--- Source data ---
----------------------------------------

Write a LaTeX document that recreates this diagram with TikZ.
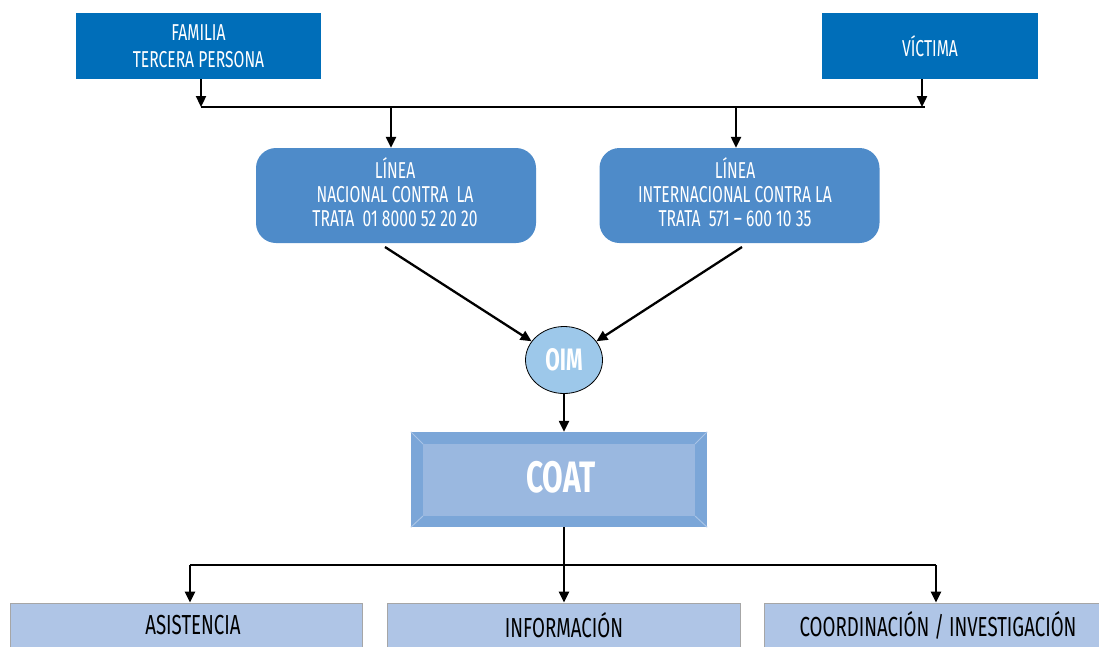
\documentclass[tikz,border=0pt]{standalone}
\usepackage{fontspec}
\setmainfont[FakeStretch=0.68]{Fira Sans}
\usetikzlibrary{arrows.meta,calc,shapes.geometric}
\definecolor{topblue}{HTML}{006EB9}
\definecolor{lineblue}{HTML}{4E8BC9}
\definecolor{oimfill}{HTML}{9DC8EA}
\definecolor{coatout}{HTML}{7BA6D8}
\definecolor{coatin}{HTML}{9AB8E0}
\definecolor{coatedge}{HTML}{A9C4E6}
\definecolor{botfill}{HTML}{AFC5E6}
\tikzset{
  topbox/.style={fill=topblue, text=white, minimum height=66pt, inner sep=0pt, align=center, font=\fontsize{23}{27}\selectfont},
  linebox/.style={fill=lineblue, rounded corners=20pt, minimum width=280pt, minimum height=95pt, inner sep=0pt},
  linetext/.style={text=white, align=center, inner sep=0pt, font=\fontsize{23}{24}\selectfont},
  oimnode/.style={ellipse, draw=black, line width=0.8pt, fill=oimfill, minimum width=77pt, minimum height=67pt, inner sep=0pt, text=white, font=\fontsize{31}{32}\selectfont\bfseries},
  botbox/.style={fill=botfill, draw=gray!70, line width=0.8pt, minimum height=60pt, inner sep=0pt},
  botlabel/.style={text=black, font=\fontsize{27.5}{28}\selectfont},
  conn/.style={line width=2.3pt, -{Triangle[length=11pt,width=10pt]}},
  bus/.style={line width=1.4pt}
}
\begin{document}
\begin{tikzpicture}[x=1pt,y=-1pt]
\useasboundingbox (0,0) rectangle (1099,646);
\clip (0,0) rectangle (1099,646);
% top boxes
\node[topbox, minimum width=245pt] (fam) at (198.5,46) {FAMILIA\\TERCERA PERSONA};
\node[topbox, minimum width=216pt] (vic) at (930,46) {VÍCTIMA};
% bus
\coordinate (busL) at (201,107);
\coordinate (busR) at (925,107);
\draw[bus] (busL) -- (busR);
\draw[conn] (fam.south -| busL) -- (busL);
\draw[conn] ($(vic.south)+(-8,0)$) -- ($(busR)+(-3,0)$);
% line boxes
\node[linebox] (nac) at (396,195.5) {};
\node[linetext] (nact) at (395,192) {LÍNEA\\NACIONAL CONTRA~ LA\\TRATA~ 01 8000 52 20 20};
\node[linebox] (int) at (739.5,195.5) {};
\node[linetext] (intt) at (735,192) {LÍNEA\\INTERNACIONAL CONTRA LA\\TRATA~ 571 -- 600 10 35};
\draw[conn] (busL -| 391,0) -- (nac.north -| 391,0);
\draw[conn] (busL -| 736,0) -- (int.north -| 736,0);
% OIM
\node[oimnode] (oim) at (564,360) {OIM};
\coordinate (dn) at (385,247);
\coordinate (di) at (742,247);
\draw[conn] (dn) -- (oim.150);
\draw[conn] (di) -- (oim.30);
% COAT bevel box
\node[fill=coatout, minimum width=296pt, minimum height=95pt, inner sep=0pt] (coat) at (559,479.5) {};
\fill[coatin] (423,444) rectangle (695,516);
\draw[coatedge, line width=1pt] (coat.north west) -- (423,444) (coat.north east) -- (695,444) (coat.south west) -- (423,516) (coat.south east) -- (695,516);
\node[text=white, font=\fontsize{44}{48}\selectfont\bfseries] (coatt) at (561,477) {COAT};
\draw[conn] (oim.south) -- (oim.south |- coat.north);
% bottom
\coordinate (bus2) at (564,565);
\node[botbox, minimum width=352pt] (asi) at (186,633) {};
\node[botbox, minimum width=353pt] (inf) at (563.5,633) {};
\node[botbox, minimum width=340pt] (coo) at (934,633) {};
\node[botlabel] (asit) at (193,625) {ASISTENCIA};
\node[botlabel] (inft) at (564,625) {INFORMACIÓN};
\node[botlabel] (coot) at (938,625) {COORDINACIÓN / INVESTIGACIÓN};
\draw[line width=2.3pt] (coat.south -| bus2) -- (bus2);
\draw[bus] (190,565) -- (936,565);
\draw[conn] (190,565) -- (asi.north -| 190,0);
\draw[conn] (bus2) -- (inf.north -| bus2);
\draw[conn] (936,565) -- (coo.north -| 936,0);
\end{tikzpicture}
\end{document}
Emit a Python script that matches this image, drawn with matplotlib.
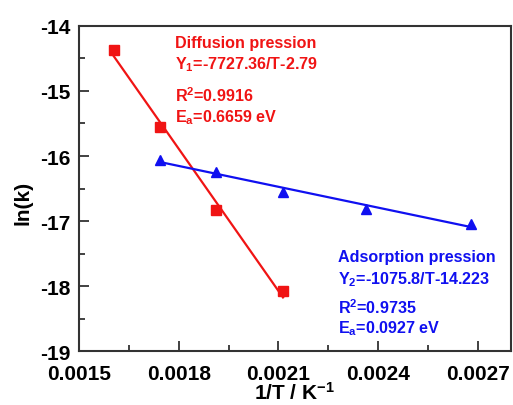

----------------------------------------

--- Exercise details ---
Leave out the pictures and repeat everything else in the records exactly.

--- Result of this exercise ---
Write a LaTeX document that recreates this diagram with TikZ.
\documentclass[tikz,border=0pt]{standalone}
\usepackage{fontspec}
\setmainfont[FakeStretch=0.68]{Fira Sans}
\usetikzlibrary{arrows.meta,calc,shapes.geometric}
\definecolor{topblue}{HTML}{006EB9}
\definecolor{lineblue}{HTML}{4E8BC9}
\definecolor{oimfill}{HTML}{9DC8EA}
\definecolor{coatout}{HTML}{7BA6D8}
\definecolor{coatin}{HTML}{9AB8E0}
\definecolor{coatedge}{HTML}{A9C4E6}
\definecolor{botfill}{HTML}{AFC5E6}
\tikzset{
  topbox/.style={fill=topblue, text=white, minimum height=66pt, inner sep=0pt, align=center, font=\fontsize{23}{27}\selectfont},
  linebox/.style={fill=lineblue, rounded corners=20pt, minimum width=280pt, minimum height=95pt, inner sep=0pt},
  linetext/.style={text=white, align=center, inner sep=0pt, font=\fontsize{23}{24}\selectfont},
  oimnode/.style={ellipse, draw=black, line width=0.8pt, fill=oimfill, minimum width=77pt, minimum height=67pt, inner sep=0pt, text=white, font=\fontsize{31}{32}\selectfont\bfseries},
  botbox/.style={fill=botfill, draw=gray!70, line width=0.8pt, minimum height=60pt, inner sep=0pt},
  botlabel/.style={text=black, font=\fontsize{27.5}{28}\selectfont},
  conn/.style={line width=2.3pt, -{Triangle[length=11pt,width=10pt]}},
  bus/.style={line width=1.4pt}
}
\begin{document}
\begin{tikzpicture}[x=1pt,y=-1pt]
\useasboundingbox (0,0) rectangle (1099,646);
\clip (0,0) rectangle (1099,646);
% top boxes
\node[topbox, minimum width=245pt] (fam) at (198.5,46) {FAMILIA\\TERCERA PERSONA};
\node[topbox, minimum width=216pt] (vic) at (930,46) {VÍCTIMA};
% bus
\coordinate (busL) at (201,107);
\coordinate (busR) at (925,107);
\draw[bus] (busL) -- (busR);
\draw[conn] (fam.south -| busL) -- (busL);
\draw[conn] ($(vic.south)+(-8,0)$) -- ($(busR)+(-3,0)$);
% line boxes
\node[linebox] (nac) at (396,195.5) {};
\node[linetext] (nact) at (395,192) {LÍNEA\\NACIONAL CONTRA~ LA\\TRATA~ 01 8000 52 20 20};
\node[linebox] (int) at (739.5,195.5) {};
\node[linetext] (intt) at (735,192) {LÍNEA\\INTERNACIONAL CONTRA LA\\TRATA~ 571 -- 600 10 35};
\draw[conn] (busL -| 391,0) -- (nac.north -| 391,0);
\draw[conn] (busL -| 736,0) -- (int.north -| 736,0);
% OIM
\node[oimnode] (oim) at (564,360) {OIM};
\coordinate (dn) at (385,247);
\coordinate (di) at (742,247);
\draw[conn] (dn) -- (oim.150);
\draw[conn] (di) -- (oim.30);
% COAT bevel box
\node[fill=coatout, minimum width=296pt, minimum height=95pt, inner sep=0pt] (coat) at (559,479.5) {};
\fill[coatin] (423,444) rectangle (695,516);
\draw[coatedge, line width=1pt] (coat.north west) -- (423,444) (coat.north east) -- (695,444) (coat.south west) -- (423,516) (coat.south east) -- (695,516);
\node[text=white, font=\fontsize{44}{48}\selectfont\bfseries] (coatt) at (561,477) {COAT};
\draw[conn] (oim.south) -- (oim.south |- coat.north);
% bottom
\coordinate (bus2) at (564,565);
\node[botbox, minimum width=352pt] (asi) at (186,633) {};
\node[botbox, minimum width=353pt] (inf) at (563.5,633) {};
\node[botbox, minimum width=340pt] (coo) at (934,633) {};
\node[botlabel] (asit) at (193,625) {ASISTENCIA};
\node[botlabel] (inft) at (564,625) {INFORMACIÓN};
\node[botlabel] (coot) at (938,625) {COORDINACIÓN / INVESTIGACIÓN};
\draw[line width=2.3pt] (coat.south -| bus2) -- (bus2);
\draw[bus] (190,565) -- (936,565);
\draw[conn] (190,565) -- (asi.north -| 190,0);
\draw[conn] (bus2) -- (inf.north -| bus2);
\draw[conn] (936,565) -- (coo.north -| 936,0);
\end{tikzpicture}
\end{document}
Emit a Python script that matches this image, drawn with matplotlib.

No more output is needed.